I was horrified to read this, but frankly I'm not surprised. I once interviewed Barry and Paul (and bizarrely, two of their brothers, whose surname is not Chuckle) after their hit stage show, Barry Potty and the Philosopher's Stone. I was with P, a fellow student journalist with (he won't mind me saying this) the sense of humour of a 9 year old. After we'd waited a reasonable time, out came the Brothers Chuckle, dressed in sheepskin coats and smoking tiny roll-ups (see posts passim).

They were polite enough, and their tales of full-size snooker tables and indoor swimming pools convinced me there was money to be made from promoting domestic violence on television. However, they were quite grubby. Handing them a copy of the previous week's paper with Jordan on the front provoked the line, "oooh, I'm a Celebrity... Get me in there!" which was a little nauseating. Then they told us that their older fans once mocked up their faces on porn star bodies and left it on the windscreen of their tour bus. After chuckling (yes!) for a while, the smaller one went, "Of course, it's not funny. Kids could have seen it."

All that remained was for P, in inimitable fashion, to ask a question. "So," he ventured, "you've done a lot of work for children - tell me, have you ever considered adult entertainment?"

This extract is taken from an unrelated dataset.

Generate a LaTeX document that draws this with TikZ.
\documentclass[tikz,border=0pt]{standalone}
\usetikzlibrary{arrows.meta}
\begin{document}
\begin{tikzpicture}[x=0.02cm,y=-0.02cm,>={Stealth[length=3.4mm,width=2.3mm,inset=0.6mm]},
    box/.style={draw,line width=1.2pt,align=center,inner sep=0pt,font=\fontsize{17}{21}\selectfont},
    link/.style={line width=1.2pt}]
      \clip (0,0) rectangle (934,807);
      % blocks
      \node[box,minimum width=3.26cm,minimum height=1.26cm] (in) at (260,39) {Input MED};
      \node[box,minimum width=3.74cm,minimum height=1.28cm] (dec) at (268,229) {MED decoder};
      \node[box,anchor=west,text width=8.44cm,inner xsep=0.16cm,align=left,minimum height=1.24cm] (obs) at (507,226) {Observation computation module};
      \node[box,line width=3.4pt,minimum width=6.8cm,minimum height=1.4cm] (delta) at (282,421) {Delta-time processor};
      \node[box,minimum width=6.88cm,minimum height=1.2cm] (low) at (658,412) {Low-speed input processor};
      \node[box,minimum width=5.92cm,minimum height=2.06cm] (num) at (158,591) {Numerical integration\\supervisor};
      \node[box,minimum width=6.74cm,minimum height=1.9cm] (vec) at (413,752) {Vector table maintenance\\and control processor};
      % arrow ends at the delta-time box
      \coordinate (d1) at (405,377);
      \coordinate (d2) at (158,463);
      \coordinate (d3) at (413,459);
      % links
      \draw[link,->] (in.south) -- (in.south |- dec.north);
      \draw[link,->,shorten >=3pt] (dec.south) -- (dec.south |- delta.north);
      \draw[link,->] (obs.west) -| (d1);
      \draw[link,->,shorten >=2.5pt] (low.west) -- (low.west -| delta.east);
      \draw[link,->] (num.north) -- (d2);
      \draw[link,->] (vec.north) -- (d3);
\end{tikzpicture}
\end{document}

The mental image was too much: An unnamed Chuckle going at it like the clappers, probably still with tiny roll-up in mouth, going "to me!", "to you!" in ecstasy. I swallowed and stared at the floor.

Luckily the Chuckles didn't seem offended at this line of questioning. "Oh yes," they chorused, "that's how we started out. We did all the clubs before we got to do it on camera."

So that's today's exclusive: The Chuckle Brothers were in porn.

Sidenote: When P wrote up the finished article, I had to cut out a sentence which referred to them as "the missing link between the animal and gypsy kingdom, they looked like two pikeys who had wandered away from their dodgems". Now I think about it, we did lots of those kinds of interviews. Perhaps I could make this a regular series.